══ Data extract ══

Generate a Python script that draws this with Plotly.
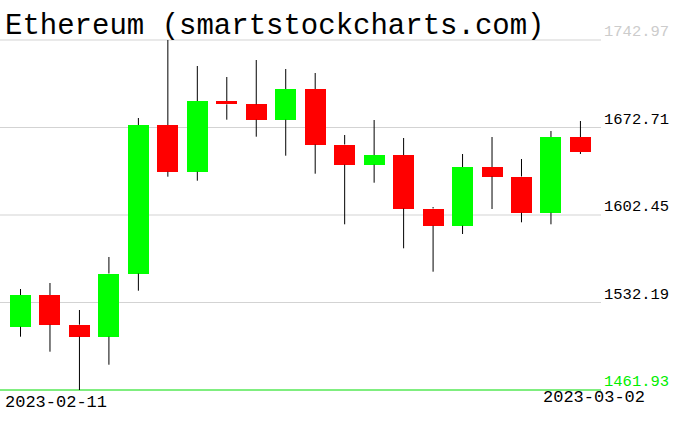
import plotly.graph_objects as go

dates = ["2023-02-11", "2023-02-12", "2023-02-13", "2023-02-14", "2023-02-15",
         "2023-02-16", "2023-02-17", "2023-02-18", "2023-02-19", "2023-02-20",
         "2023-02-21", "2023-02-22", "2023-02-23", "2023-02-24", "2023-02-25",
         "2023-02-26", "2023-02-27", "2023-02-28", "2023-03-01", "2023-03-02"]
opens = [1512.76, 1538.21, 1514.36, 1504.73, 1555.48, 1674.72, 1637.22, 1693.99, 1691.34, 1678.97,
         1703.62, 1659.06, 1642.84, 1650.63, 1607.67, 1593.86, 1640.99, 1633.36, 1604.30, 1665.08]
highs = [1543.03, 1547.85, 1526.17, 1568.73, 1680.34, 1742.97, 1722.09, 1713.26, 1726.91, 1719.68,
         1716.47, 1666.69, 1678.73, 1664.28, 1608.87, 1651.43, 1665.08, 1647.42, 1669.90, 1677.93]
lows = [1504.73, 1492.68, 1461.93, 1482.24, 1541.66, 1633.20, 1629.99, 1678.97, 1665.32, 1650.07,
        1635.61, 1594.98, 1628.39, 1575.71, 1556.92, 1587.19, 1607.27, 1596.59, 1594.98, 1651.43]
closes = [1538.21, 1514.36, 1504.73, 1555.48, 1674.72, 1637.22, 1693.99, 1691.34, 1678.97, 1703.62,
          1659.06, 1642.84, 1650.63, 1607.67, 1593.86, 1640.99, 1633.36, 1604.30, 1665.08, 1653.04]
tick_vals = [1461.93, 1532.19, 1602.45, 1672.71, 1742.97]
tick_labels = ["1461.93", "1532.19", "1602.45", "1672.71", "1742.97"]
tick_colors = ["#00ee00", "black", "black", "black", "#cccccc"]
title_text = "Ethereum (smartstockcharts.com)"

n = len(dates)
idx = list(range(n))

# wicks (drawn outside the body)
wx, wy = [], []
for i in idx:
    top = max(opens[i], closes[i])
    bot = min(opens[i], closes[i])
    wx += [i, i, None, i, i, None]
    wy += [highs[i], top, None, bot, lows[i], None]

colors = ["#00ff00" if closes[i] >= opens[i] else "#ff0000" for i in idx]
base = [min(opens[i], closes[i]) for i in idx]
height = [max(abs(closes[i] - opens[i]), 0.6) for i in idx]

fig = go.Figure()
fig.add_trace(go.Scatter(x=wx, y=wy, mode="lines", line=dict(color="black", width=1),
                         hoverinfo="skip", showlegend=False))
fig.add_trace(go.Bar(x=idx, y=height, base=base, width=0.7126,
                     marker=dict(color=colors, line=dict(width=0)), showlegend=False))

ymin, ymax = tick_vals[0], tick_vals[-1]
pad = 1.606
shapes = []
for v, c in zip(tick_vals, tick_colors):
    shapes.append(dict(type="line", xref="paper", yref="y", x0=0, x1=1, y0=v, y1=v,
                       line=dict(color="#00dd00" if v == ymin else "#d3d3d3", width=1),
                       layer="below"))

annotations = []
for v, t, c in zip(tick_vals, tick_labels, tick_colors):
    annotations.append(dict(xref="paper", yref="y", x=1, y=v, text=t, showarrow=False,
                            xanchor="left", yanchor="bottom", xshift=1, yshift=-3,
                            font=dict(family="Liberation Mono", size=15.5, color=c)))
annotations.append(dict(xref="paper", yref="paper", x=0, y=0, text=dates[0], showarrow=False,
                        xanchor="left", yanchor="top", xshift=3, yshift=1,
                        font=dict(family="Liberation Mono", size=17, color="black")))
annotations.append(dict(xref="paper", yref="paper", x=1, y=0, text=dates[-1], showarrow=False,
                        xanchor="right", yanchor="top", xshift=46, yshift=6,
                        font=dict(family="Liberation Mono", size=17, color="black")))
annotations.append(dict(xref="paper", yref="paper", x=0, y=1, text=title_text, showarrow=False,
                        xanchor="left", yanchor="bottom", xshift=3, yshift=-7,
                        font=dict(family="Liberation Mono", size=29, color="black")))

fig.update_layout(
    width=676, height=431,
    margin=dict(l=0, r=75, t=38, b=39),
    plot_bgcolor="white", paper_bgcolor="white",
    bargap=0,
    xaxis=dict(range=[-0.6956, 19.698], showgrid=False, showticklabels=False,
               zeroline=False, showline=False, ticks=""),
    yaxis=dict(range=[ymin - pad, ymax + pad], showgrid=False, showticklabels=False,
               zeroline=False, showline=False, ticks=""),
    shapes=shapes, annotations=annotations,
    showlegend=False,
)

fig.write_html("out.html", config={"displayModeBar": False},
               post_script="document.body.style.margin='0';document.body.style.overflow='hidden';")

═══

■ **Exercise directions**
Except for the pictures, reproduce every line exactly.

■ **Task answer**
Generate a Python script that draws this with Plotly.
import plotly.graph_objects as go

dates = ["2023-02-11", "2023-02-12", "2023-02-13", "2023-02-14", "2023-02-15",
         "2023-02-16", "2023-02-17", "2023-02-18", "2023-02-19", "2023-02-20",
         "2023-02-21", "2023-02-22", "2023-02-23", "2023-02-24", "2023-02-25",
         "2023-02-26", "2023-02-27", "2023-02-28", "2023-03-01", "2023-03-02"]
opens = [1512.76, 1538.21, 1514.36, 1504.73, 1555.48, 1674.72, 1637.22, 1693.99, 1691.34, 1678.97,
         1703.62, 1659.06, 1642.84, 1650.63, 1607.67, 1593.86, 1640.99, 1633.36, 1604.30, 1665.08]
highs = [1543.03, 1547.85, 1526.17, 1568.73, 1680.34, 1742.97, 1722.09, 1713.26, 1726.91, 1719.68,
         1716.47, 1666.69, 1678.73, 1664.28, 1608.87, 1651.43, 1665.08, 1647.42, 1669.90, 1677.93]
lows = [1504.73, 1492.68, 1461.93, 1482.24, 1541.66, 1633.20, 1629.99, 1678.97, 1665.32, 1650.07,
        1635.61, 1594.98, 1628.39, 1575.71, 1556.92, 1587.19, 1607.27, 1596.59, 1594.98, 1651.43]
closes = [1538.21, 1514.36, 1504.73, 1555.48, 1674.72, 1637.22, 1693.99, 1691.34, 1678.97, 1703.62,
          1659.06, 1642.84, 1650.63, 1607.67, 1593.86, 1640.99, 1633.36, 1604.30, 1665.08, 1653.04]
tick_vals = [1461.93, 1532.19, 1602.45, 1672.71, 1742.97]
tick_labels = ["1461.93", "1532.19", "1602.45", "1672.71", "1742.97"]
tick_colors = ["#00ee00", "black", "black", "black", "#cccccc"]
title_text = "Ethereum (smartstockcharts.com)"

n = len(dates)
idx = list(range(n))

# wicks (drawn outside the body)
wx, wy = [], []
for i in idx:
    top = max(opens[i], closes[i])
    bot = min(opens[i], closes[i])
    wx += [i, i, None, i, i, None]
    wy += [highs[i], top, None, bot, lows[i], None]

colors = ["#00ff00" if closes[i] >= opens[i] else "#ff0000" for i in idx]
base = [min(opens[i], closes[i]) for i in idx]
height = [max(abs(closes[i] - opens[i]), 0.6) for i in idx]

fig = go.Figure()
fig.add_trace(go.Scatter(x=wx, y=wy, mode="lines", line=dict(color="black", width=1),
                         hoverinfo="skip", showlegend=False))
fig.add_trace(go.Bar(x=idx, y=height, base=base, width=0.7126,
                     marker=dict(color=colors, line=dict(width=0)), showlegend=False))

ymin, ymax = tick_vals[0], tick_vals[-1]
pad = 1.606
shapes = []
for v, c in zip(tick_vals, tick_colors):
    shapes.append(dict(type="line", xref="paper", yref="y", x0=0, x1=1, y0=v, y1=v,
                       line=dict(color="#00dd00" if v == ymin else "#d3d3d3", width=1),
                       layer="below"))

annotations = []
for v, t, c in zip(tick_vals, tick_labels, tick_colors):
    annotations.append(dict(xref="paper", yref="y", x=1, y=v, text=t, showarrow=False,
                            xanchor="left", yanchor="bottom", xshift=1, yshift=-3,
                            font=dict(family="Liberation Mono", size=15.5, color=c)))
annotations.append(dict(xref="paper", yref="paper", x=0, y=0, text=dates[0], showarrow=False,
                        xanchor="left", yanchor="top", xshift=3, yshift=1,
                        font=dict(family="Liberation Mono", size=17, color="black")))
annotations.append(dict(xref="paper", yref="paper", x=1, y=0, text=dates[-1], showarrow=False,
                        xanchor="right", yanchor="top", xshift=46, yshift=6,
                        font=dict(family="Liberation Mono", size=17, color="black")))
annotations.append(dict(xref="paper", yref="paper", x=0, y=1, text=title_text, showarrow=False,
                        xanchor="left", yanchor="bottom", xshift=3, yshift=-7,
                        font=dict(family="Liberation Mono", size=29, color="black")))

fig.update_layout(
    width=676, height=431,
    margin=dict(l=0, r=75, t=38, b=39),
    plot_bgcolor="white", paper_bgcolor="white",
    bargap=0,
    xaxis=dict(range=[-0.6956, 19.698], showgrid=False, showticklabels=False,
               zeroline=False, showline=False, ticks=""),
    yaxis=dict(range=[ymin - pad, ymax + pad], showgrid=False, showticklabels=False,
               zeroline=False, showline=False, ticks=""),
    shapes=shapes, annotations=annotations,
    showlegend=False,
)

fig.write_html("out.html", config={"displayModeBar": False},
               post_script="document.body.style.margin='0';document.body.style.overflow='hidden';")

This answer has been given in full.